Theresa: In the past, BPM implementation fell to IT by default. It’s technology, they bought it and it was esoteric enough that it demanded IT’s involvement. Now, the technology is more pervasive, and there’s more of an awareness on the part of the line-of-business managers to take ownership. It used to be about 80/20 in favor of IT’s ownership; now I would say it’s 50/50 or maybe even skewed a little toward the business side.

That is due in part to the purchasing process; business is now required to get justification, and more of it. The buying decision is moving up in the organization, and that’s had a balancing effect on "who’s in charge" arguments between business and IT. And the increased demand to prove ROI requires a broader, more distributed set of participants across the organization.

In the past, the line-of-business managers and the IT director would have gotten together and done a bit of horse-trading. Now it’s shifted more toward the responsibility of the VP level, and in some cases the C-level.

Laura: What’s also different now is that more levels of sign-off are needed than before. Our sales cycles are a bit longer. But IT is not the roadblock; it’s more a matter of getting approval for the dollar amounts. (I know we’re not supposed to talk about the economy here, but it’s hard to avoid!)
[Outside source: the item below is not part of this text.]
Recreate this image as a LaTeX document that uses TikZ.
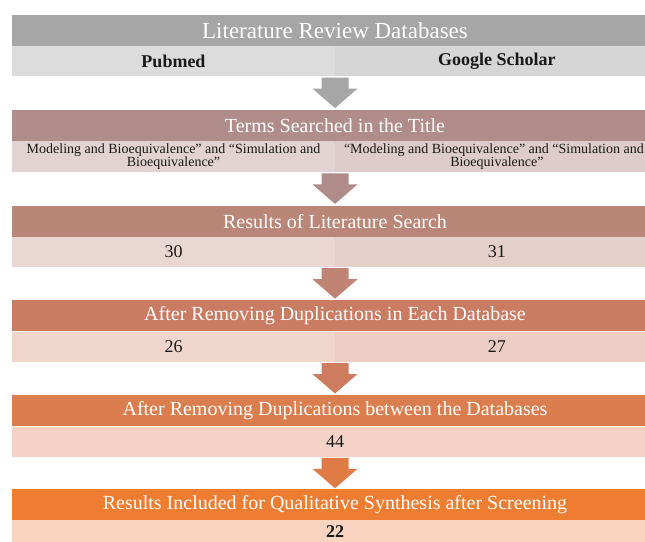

But in general, there’s also a mindfulness toward re-use. It depends on the organization, but some look at it more holistically, and realize that BPM long-term is going to be an enterprise initiative. So we might want to START here, in department "A," but we need to keep in mind that it needs to be potentially applicable to other parts of the organization. There need to be enough people involved in the evaluation that folks feel comfortable that the purchase has broader applicability, and it can be scaled over time to, potentially, the rest of the enterprise.